Nimitta Thaveesupsoonthorn

Personal information
- Full name: Nimitta Thaveesupsoonthorn
- Nicknames: Noey, ChaCha, Nim
- National team: Thailand
- Born: 17 October 1989 (age 36) Bangkok, Thailand
- Height: 1.63 m (5 ft 4 in)
- Weight: 59 kg (130 lb)

Sport
- Sport: Swimming
- Strokes: Individual medley

Medal record
Women's swimming
Representing Thailand
Southeast Asian Games
| Gold medal – first place | 2005 Manila | 400 m medley |
| Bronze medal – third place | 2005 Manila | 800 m freestyle |
| Bronze medal – third place | 2005 Manila | 200 m medley |
| Bronze medal – third place | 2007 Bangkok | 200 m medley |

= Nimitta Thaveesupsoonthorn =

Thai swimmer (born 1989)

Nimitta Thaveesupsoonthorn (นิมิตรา ทวีทรัพย์สุนทร; born October 17, 1989, in Bangkok) is a Thai former swimmer, who specialized in long-distance freestyle and individual medley events. She represented her nation Thailand in two editions of the Olympic Games (2004 and 2008), and also won a career total of four medals, one gold and three bronzes, at the Southeast Asian Games (2005 and 2007).

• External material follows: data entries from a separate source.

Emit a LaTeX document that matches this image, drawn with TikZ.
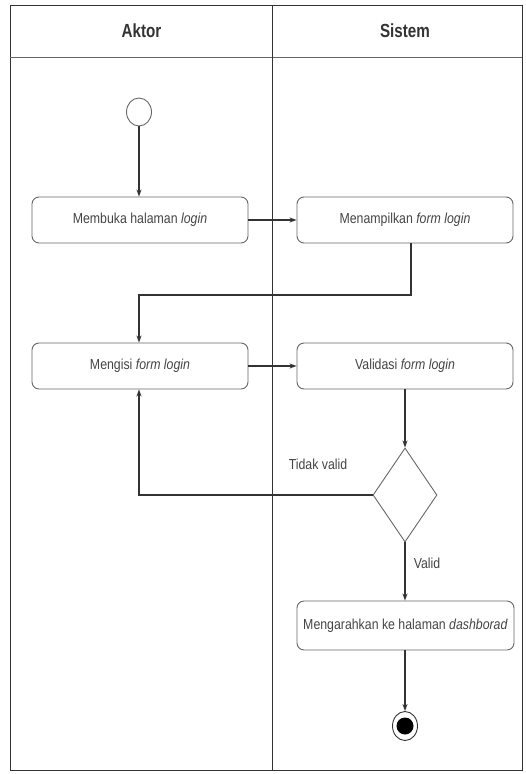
\documentclass[tikz,border=0pt]{standalone}
\usepackage{fontspec}
\setmainfont{Liberation Sans}
\newfontfamily\narrowf[FakeStretch=0.85]{Liberation Sans}
\newfontfamily\headf[FakeStretch=0.8]{Liberation Sans}
\usetikzlibrary{shapes.geometric,arrows.meta}
\definecolor{ln}{HTML}{333333}
\definecolor{bx}{HTML}{666666}
\definecolor{tx}{HTML}{444444}
\begin{document}
\begin{tikzpicture}[x=1pt,y=-1pt,
  act/.style={draw=bx,line width=0.9pt,rounded corners=7pt,minimum width=216pt,minimum height=46pt,inner sep=0pt,font=\narrowf\fontsize{14.5}{16}\selectfont,text=tx},
  flow/.style={draw=ln,line width=1.1pt,-{Stealth[length=7pt,width=5pt]}},
  lbl/.style={font=\narrowf\fontsize{14.5}{16}\selectfont,text=tx},
  head/.style={font=\headf\bfseries\fontsize{19}{22}\selectfont,text=ln}]
\useasboundingbox (0,0) rectangle (526,774);
% frame
\draw[ln,line width=0.9pt] (10,5) rectangle (522,770);
\draw[bx,line width=1pt] (10,57) -- (522,57);
\draw[ln,line width=1pt] (272,5) -- (272,770);
\node[head] (h1) at (141.5,31) {Aktor};
\node[head] (h2) at (405,31) {Sistem};
% nodes
\node[draw=bx,line width=0.9pt,ellipse,minimum width=25pt,minimum height=28pt,inner sep=0pt] (start) at (139,112) {};
\node[act] (b1) at (140,220) {Membuka halaman \textit{login}};
\node[act] (b2) at (405,220) {Menampilkan \textit{form login}};
\node[act] (b3) at (140,366) {Mengisi \textit{form login}};
\node[act] (b4) at (405,366) {Validasi \textit{form login}};
\node[draw=bx,line width=0.9pt,diamond,minimum width=64pt,minimum height=94pt,inner sep=0pt,aspect=0.68] (d) at (405,495) {};
\node[act,minimum width=217pt,minimum height=49pt] (b5) at (405.5,625.5) {Mengarahkan ke halaman \textit{dashborad}};
\node[draw=ln,line width=0.9pt,ellipse,minimum width=25pt,minimum height=29pt,inner sep=0pt] (end) at (405,726) {};
\node[fill=black,circle,minimum size=17pt,inner sep=0pt] (endin) at (405,726) {};
\coordinate (c1) at (411,295);
\coordinate (c2) at (139,295);
\coordinate (c3) at (139,495);
% edges
\draw[flow] (start) -- (b1.north -| start);
\draw[flow] (b1) -- (b2);
\draw[flow] (b2.south -| c1) -- (c1) -- (c2) -- (b3.north -| c2);
\draw[flow] (b3) -- (b4);
\draw[flow] (b4.south -| d.north) -- (d.north);
\draw[flow] (d.west) -- (c3) -- (b3.south -| c3);
\draw[flow] (d.south) -- (b5.north -| d.south);
\draw[flow] (b5.south -| end.north) -- (end.north);
\node[lbl] (t1) at (318,464) {Tidak valid};
\node[lbl] (t2) at (427,563) {Valid};
\end{tikzpicture}
\end{document}
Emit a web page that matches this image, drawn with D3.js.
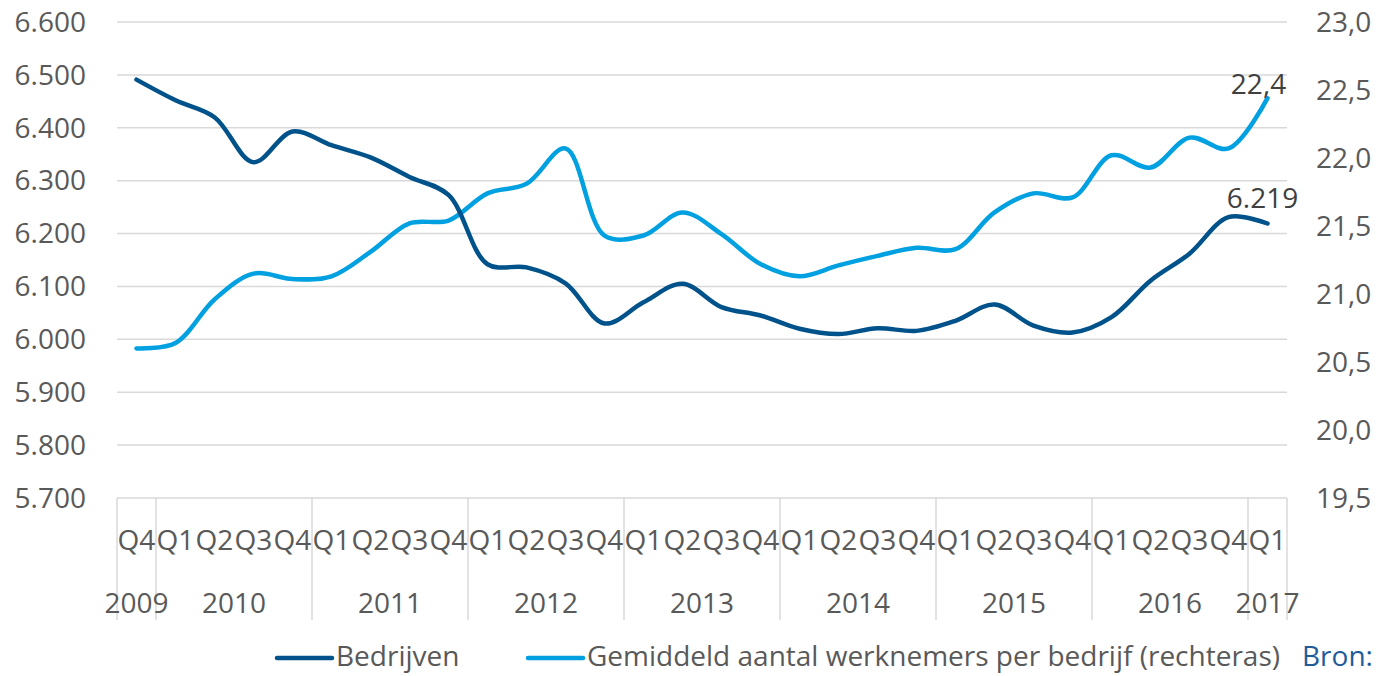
<!DOCTYPE html>
<html>
<head>
<meta charset="utf-8">
<script src="https://cdn.jsdelivr.net/npm/d3@7"></script>
<style>
  body { margin: 0; background: #fff; }
  svg text { font-family: "Open Sans", "Noto Sans", sans-serif; }
</style>
</head>
<body>
<div id="chart"></div>
<script>
// categories: quarter + year group
var quarters = ["Q4","Q1","Q2","Q3","Q4","Q1","Q2","Q3","Q4","Q1","Q2","Q3","Q4","Q1","Q2","Q3","Q4",
                "Q1","Q2","Q3","Q4","Q1","Q2","Q3","Q4","Q1","Q2","Q3","Q4","Q1"];
var years = ["2009","2010","2010","2010","2010","2011","2011","2011","2011","2012","2012","2012","2012",
             "2013","2013","2013","2013","2014","2014","2014","2014","2015","2015","2015","2015",
             "2016","2016","2016","2016","2017"];
// Bedrijven (left axis)
var bedrijven = [6.491, 6.452, 6.420, 6.335, 6.393, 6.367, 6.344, 6.307, 6.273, 6.142,
                 6.136, 6.106, 6.030, 6.070, 6.105, 6.061, 6.045, 6.020, 6.010, 6.021,
                 6.016, 6.035, 6.066, 6.026, 6.013, 6.042, 6.111, 6.162, 6.231, 6.219];
// Gemiddeld aantal werknemers per bedrijf (right axis)
var werknemers = [20.60, 20.64, 20.96, 21.15, 21.11, 21.13, 21.31, 21.52, 21.54, 21.74,
                  21.81, 22.07, 21.43, 21.43, 21.60, 21.44, 21.22, 21.13, 21.21, 21.28,
                  21.34, 21.33, 21.60, 21.74, 21.71, 22.02, 21.93, 22.15, 22.07, 22.44];
var leftTicks = [5.7, 5.8, 5.9, 6.0, 6.1, 6.2, 6.3, 6.4, 6.5, 6.6];
var rightTicks = [19.5, 20.0, 20.5, 21.0, 21.5, 22.0, 22.5, 23.0];
var seriesNames = ["Bedrijven", "Gemiddeld aantal werknemers per bedrijf (rechteras)"];

function init() {
    var w = 1376, h = 676;
    var left = 117, right = 1287, top = 22, bottom = 498;
    var dark = "#00528a", light = "#00a0e1";
    var grey = "#d9d9d9", textCol = "#595959";
    var fs = 28;

    var svg = d3.select("#chart").append("svg")
        .attr("width", w)
        .attr("height", h);

    var x = d3.scaleBand()
        .domain(d3.range(quarters.length))
        .range([left, right])
        .paddingInner(0).paddingOuter(0);
    var cx = i => x(i) + x.bandwidth() / 2;

    var yL = d3.scaleLinear().domain([5.7, 6.6]).range([bottom, top]);
    var yR = d3.scaleLinear().domain([19.5, 23.0]).range([bottom, top]);

    var fmtL = d3.formatLocale({decimal: ",", thousands: ".", grouping: [3], currency: ["", ""]});

    // horizontal gridlines
    svg.append("g").selectAll("line")
        .data(leftTicks)
        .enter().append("line")
        .attr("x1", left).attr("x2", right)
        .attr("y1", d => yL(d)).attr("y2", d => yL(d))
        .attr("stroke", grey).attr("stroke-width", 1.5);

    // left axis labels
    svg.append("g").selectAll("text")
        .data(leftTicks)
        .enter().append("text")
        .attr("x", 86)
        .attr("y", d => yL(d))
        .attr("dy", "0.35em")
        .attr("text-anchor", "end")
        .attr("font-size", fs)
        .attr("fill", textCol)
        .text(d => fmtL.format(",")(Math.round(d * 1000)));

    // right axis labels
    svg.append("g").selectAll("text")
        .data(rightTicks)
        .enter().append("text")
        .attr("x", 1316)
        .attr("y", d => yR(d))
        .attr("dy", "0.35em")
        .attr("font-size", fs)
        .attr("fill", textCol)
        .text(d => fmtL.format(".1f")(d));

    // category separators (year groups)
    var bounds = [0];
    years.forEach((y, i) => { if (i > 0 && y !== years[i - 1]) bounds.push(i); });
    svg.append("g").selectAll("line")
        .data(bounds.concat([quarters.length]))
        .enter().append("line")
        .attr("x1", d => d < quarters.length ? x(d) : right)
        .attr("x2", d => d < quarters.length ? x(d) : right)
        .attr("y1", bottom).attr("y2", 620)
        .attr("stroke", grey).attr("stroke-width", 1.5);

    // quarter labels
    svg.append("g").selectAll("text")
        .data(quarters)
        .enter().append("text")
        .attr("x", (d, i) => cx(i))
        .attr("y", 540)
        .attr("dy", "0.35em")
        .attr("text-anchor", "middle")
        .attr("font-size", fs)
        .attr("fill", textCol)
        .text(d => d);

    // year labels
    var groups = bounds.map((b, k) => {
        var end = k + 1 < bounds.length ? bounds[k + 1] : quarters.length;
        return {year: years[b], mid: (x(b) + (end < quarters.length ? x(end) : right)) / 2};
    });
    svg.append("g").selectAll("text")
        .data(groups)
        .enter().append("text")
        .attr("x", d => d.mid)
        .attr("y", 603)
        .attr("dy", "0.35em")
        .attr("text-anchor", "middle")
        .attr("font-size", fs)
        .attr("fill", textCol)
        .text(d => d.year);

    // lines
    var lineL = d3.line().x((d, i) => cx(i)).y(d => yL(d)).curve(d3.curveCatmullRom.alpha(0.5));
    var lineR = d3.line().x((d, i) => cx(i)).y(d => yR(d)).curve(d3.curveCatmullRom.alpha(0.5));

    svg.append("path").datum(werknemers)
        .attr("d", lineR)
        .attr("fill", "none").attr("stroke", light)
        .attr("stroke-width", 4.5).attr("stroke-linecap", "round");
    svg.append("path").datum(bedrijven)
        .attr("d", lineL)
        .attr("fill", "none").attr("stroke", dark)
        .attr("stroke-width", 4.5).attr("stroke-linecap", "round");

    // end labels
    var last = quarters.length - 1;
    svg.append("text")
        .attr("x", cx(last) - 9).attr("y", yR(werknemers[last]) - 4)
        .attr("text-anchor", "middle").attr("font-size", fs).attr("fill", "#404040")
        .text(fmtL.format(".1f")(22.4));
    svg.append("text")
        .attr("x", cx(last) - 5).attr("y", yL(bedrijven[last]) - 25)
        .attr("dy", "0.35em")
        .attr("text-anchor", "middle").attr("font-size", fs).attr("fill", "#404040")
        .text(fmtL.format(",")(Math.round(bedrijven[last] * 1000)));

    // legend
    var legend = [{name: seriesNames[0], color: dark, x: 277},
                  {name: seriesNames[1], color: light, x: 528}];
    var lg = svg.append("g").selectAll("g")
        .data(legend)
        .enter().append("g")
        .attr("transform", d => `translate(${d.x},656)`);
    lg.append("line")
        .attr("x1", 0).attr("x2", 55)
        .attr("y1", 2).attr("y2", 2)
        .attr("stroke", d => d.color).attr("stroke-width", 4.5).attr("stroke-linecap", "round");
    lg.append("text")
        .attr("x", 59).attr("dy", "0.35em")
        .attr("font-size", fs).attr("fill", textCol)
        .text(d => d.name);

    svg.append("text")
        .attr("x", 1302).attr("y", 656).attr("dy", "0.35em")
        .attr("font-size", fs).attr("fill", "#1f5c99")
        .text("Bron:");
}

window.onload = init;
</script>
</body>
</html>
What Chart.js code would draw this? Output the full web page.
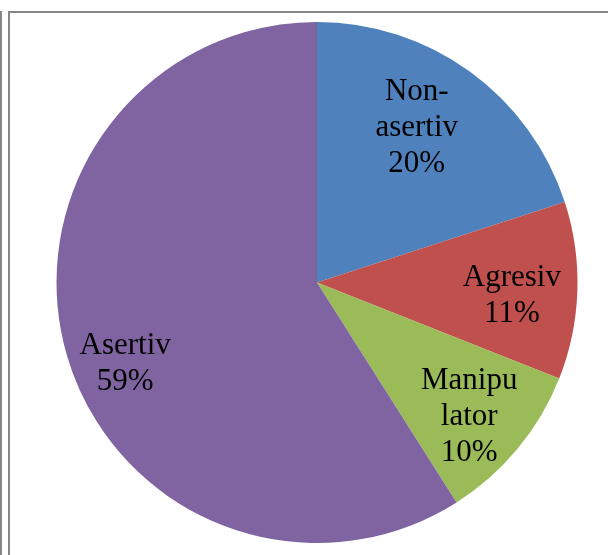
<!DOCTYPE html>
<html>
<head>
<meta charset="utf-8">
<script src="https://cdn.jsdelivr.net/npm/chart.js@4"></script>
<style>
  html, body { margin: 0; padding: 0; background: #fff; }
  #wrap { width: 608px; height: 555px; position: relative; }
</style>
</head>
<body>
<div id="wrap"><canvas id="myChart"></canvas></div>
<script>
const categories = ['Non-asertiv', 'Agresiv', 'Manipulator', 'Asertiv'];
const percents = [20, 11, 10, 59];
// how each category name is wrapped inside its slice
const labelLines = [['Non-', 'asertiv'], ['Agresiv'], ['Manipu', 'lator'], ['Asertiv']];
const sliceColors = ['#4F81BD', '#C0504D', '#9BBB59', '#8064A2'];

// label anchor: share of the radius, and a nudge (degrees) off the slice mid-angle
const labelPlacement = [
  { r: 0.705, turn: -3.1 },
  { r: 0.75, turn: 2.2 },
  { r: 0.78, turn: 1.9 },
  { r: 0.80, turn: -6.8 }
];

const frame = {
  id: 'frame',
  beforeDraw(chart) {
    const ctx = chart.ctx;
    ctx.save();
    ctx.fillStyle = '#ffffff';
    ctx.fillRect(0, 0, chart.width, chart.height);
    ctx.fillStyle = '#868686';
    ctx.fillRect(0, 11, 2, chart.height - 11);
    ctx.fillRect(8, 11, 2, chart.height - 11);
    ctx.fillRect(8, 11, chart.width - 8, 2);
    ctx.restore();
  }
};

const sliceLabels = {
  id: 'sliceLabels',
  afterDatasetsDraw(chart) {
    const ctx = chart.ctx;
    const arcs = chart.getDatasetMeta(0).data;
    ctx.save();
    ctx.fillStyle = '#000000';
    ctx.font = '31px "Liberation Serif", "Times New Roman", serif';
    ctx.textAlign = 'center';
    ctx.textBaseline = 'middle';
    const lineHeight = 36;
    arcs.forEach((arc, i) => {
      const p = labelPlacement[i];
      const mid = (arc.startAngle + arc.endAngle) / 2 + p.turn * Math.PI / 180;
      const cx = arc.x + Math.cos(mid) * arc.outerRadius * p.r;
      const cy = arc.y + Math.sin(mid) * arc.outerRadius * p.r;
      const lines = labelLines[i].concat([percents[i] + '%']);
      const top = cy - (lines.length - 1) * lineHeight / 2;
      lines.forEach((txt, k) => ctx.fillText(txt, cx, top + k * lineHeight));
    });
    ctx.restore();
  }
};

new Chart(document.getElementById('myChart'), {
  type: 'pie',
  data: {
    labels: categories,
    datasets: [{
      data: percents,
      backgroundColor: sliceColors,
      borderWidth: 0
    }]
  },
  options: {
    responsive: true,
    maintainAspectRatio: false,
    animation: false,
    layout: { padding: { top: 22, bottom: 12, left: 56, right: 30 } },
    plugins: {
      legend: { display: false },
      tooltip: { enabled: false }
    }
  },
  plugins: [frame, sliceLabels]
});
</script>
</body>
</html>
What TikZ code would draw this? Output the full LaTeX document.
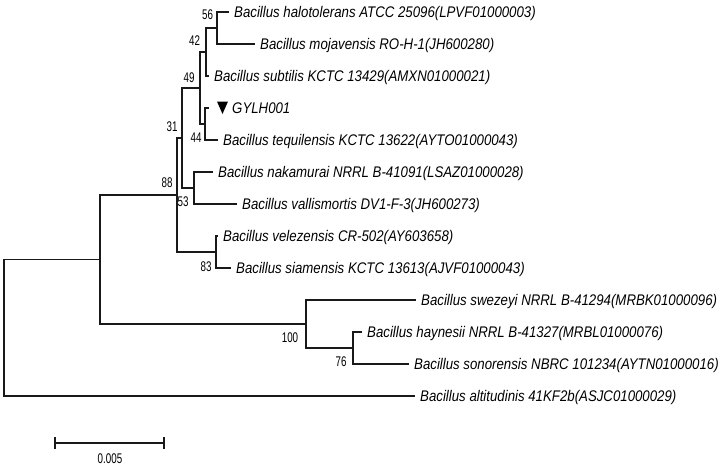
\documentclass[tikz,border=0pt]{standalone}
\usepackage{fontspec}
\usetikzlibrary{calc}
\newfontfamily\labfont[FakeStretch=0.86]{Liberation Sans}
\newfontfamily\numfont[FakeStretch=0.7]{Liberation Sans}
\begin{document}
\begin{tikzpicture}[x=1pt,y=-1pt,
  br/.style={line width=1.2pt, draw=black!90},
  leaf/.style={font=\labfont\itshape\fontsize{15.4}{15.4}\selectfont, anchor=west, inner xsep=5pt, inner ysep=0pt, text height=10.6pt, text depth=0pt},
  bs/.style={font=\numfont\fontsize{14}{14}\selectfont, inner sep=0pt}]
\useasboundingbox (0,0) rectangle (720,466);
% internal nodes
\coordinate (root) at (4,327.75);
\coordinate (nX) at (100,259.5);
\coordinate (n88) at (177,195);
\coordinate (n31) at (182,138);
\coordinate (n49) at (200,88);
\coordinate (n42) at (206,52);
\coordinate (n56) at (217,28);
\coordinate (n44) at (205,124);
\coordinate (n53) at (194,188);
\coordinate (n83) at (216,252);
\coordinate (n100) at (306,324);
\coordinate (n76) at (353,348);
% leaves
\node[leaf] (l0) at (229,12) {Bacillus halotolerans ATCC 25096(LPVF01000003)};
\node[leaf] (l1) at (255,44) {Bacillus mojavensis RO-H-1(JH600280)};
\node[leaf] (l2) at (209,76) {Bacillus subtilis KCTC 13429(AMXN01000021)};
\node[leaf] (l3) at (209,108) {\hspace{18pt}GYLH001};
\node[leaf] (l4) at (218,140) {Bacillus tequilensis KCTC 13622(AYTO01000043)};
\node[leaf] (l5) at (213,172) {Bacillus nakamurai NRRL B-41091(LSAZ01000028)};
\node[leaf] (l6) at (237,204) {Bacillus vallismortis DV1-F-3(JH600273)};
\node[leaf] (l7) at (218,236) {Bacillus velezensis CR-502(AY603658)};
\node[leaf] (l8) at (231,268) {Bacillus siamensis KCTC 13613(AJVF01000043)};
\node[leaf] (l9) at (416,300) {Bacillus swezeyi NRRL B-41294(MRBK01000096)};
\node[leaf] (l10) at (362,332) {Bacillus haynesii NRRL B-41327(MRBL01000076)};
\node[leaf] (l11) at (409,364) {Bacillus sonorensis NBRC 101234(AYTN01000016)};
\node[leaf] (l12) at (415,396) {Bacillus altitudinis 41KF2b(ASJC01000029)};
% marker
\fill ($(l3.west)+(8,-6.5)$) -- ++(11,0) -- ++(-5.5,12.5) -- cycle;
% branches
\draw[br] (root) |- (nX);
\draw[br] (root) |- (l12.west);
\draw[br] (nX) |- (n88);
\draw[br] (nX) |- (n100);
\draw[br] (n88) |- (n31);
\draw[br] (n88) |- (n83);
\draw[br] (n31) |- (n49);
\draw[br] (n31) |- (n53);
\draw[br] (n49) |- (n42);
\draw[br] (n49) |- (n44);
\draw[br] (n42) |- (n56);
\draw[br] (n42) |- (l2.west);
\draw[br] (n56) |- (l0.west);
\draw[br] (n56) |- (l1.west);
\draw[br] (n44) |- (l3.west);
\draw[br] (n44) |- (l4.west);
\draw[br] (n53) |- (l5.west);
\draw[br] (n53) |- (l6.west);
\draw[br] (n83) |- (l7.west);
\draw[br] (n83) |- (l8.west);
\draw[br] (n100) |- (l9.west);
\draw[br] (n100) |- (n76);
\draw[br] (n76) |- (l10.west);
\draw[br] (n76) |- (l11.west);
% bootstrap values
\node[bs] (b56) at (207.5,15) {56};
\node[bs] (b42) at (194.5,41) {42};
\node[bs] (b49) at (189,77.5) {49};
\node[bs] (b31) at (172,127) {31};
\node[bs] (b44) at (196,138) {44};
\node[bs] (b88) at (167,183) {88};
\node[bs] (b53) at (183,202) {53};
\node[bs] (b83) at (206,267) {83};
\node[bs] (b100) at (290,338) {100};
\node[bs] (b76) at (341,362) {76};
% scale bar
\coordinate (s1) at (55,443);
\coordinate (s2) at (164,443);
\draw[br] (s1) -- (s2);
\draw[br] ($(s1)+(0,-6)$) -- ($(s1)+(0,6)$);
\draw[br] ($(s2)+(0,-6)$) -- ($(s2)+(0,6)$);
\node[bs] (sl) at (110,459) {0.005};
\end{tikzpicture}
\end{document}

Thaveesupsoonthorn made her first Thai team, as a fourteen-year-old, at the 2004 Summer Olympics in Athens, competing in the women's 400 m individual medley. Despite failing to overhaul the five-minute barrier, Thaveesupsoonthorn stormed home with a powerful swim throughout the race to a victory in heat one over Bulgaria's Ana Dangalakova and Algeria's Sabria Dahane, but her lifetime best of 5:00.06 would be enough to put the Thai rising stalwart to twenty-second overall position.

At the 2008 Summer Olympics in Beijing, Thaveesupsoonthorn qualified for the second time in the women's 400 m individual medley by clearing a FINA B-cut of 4:54.47 from the Malaysia Open Championships four months earlier in Kuala Lumpur. Swimming in the same heat as the previous Games, Thaveesupsoonthorn struggled through the race for another Olympic victory in heat one, and then eventually faded on the freestyle lap to last place in a field of thirty-seven with a time of 5:02.18.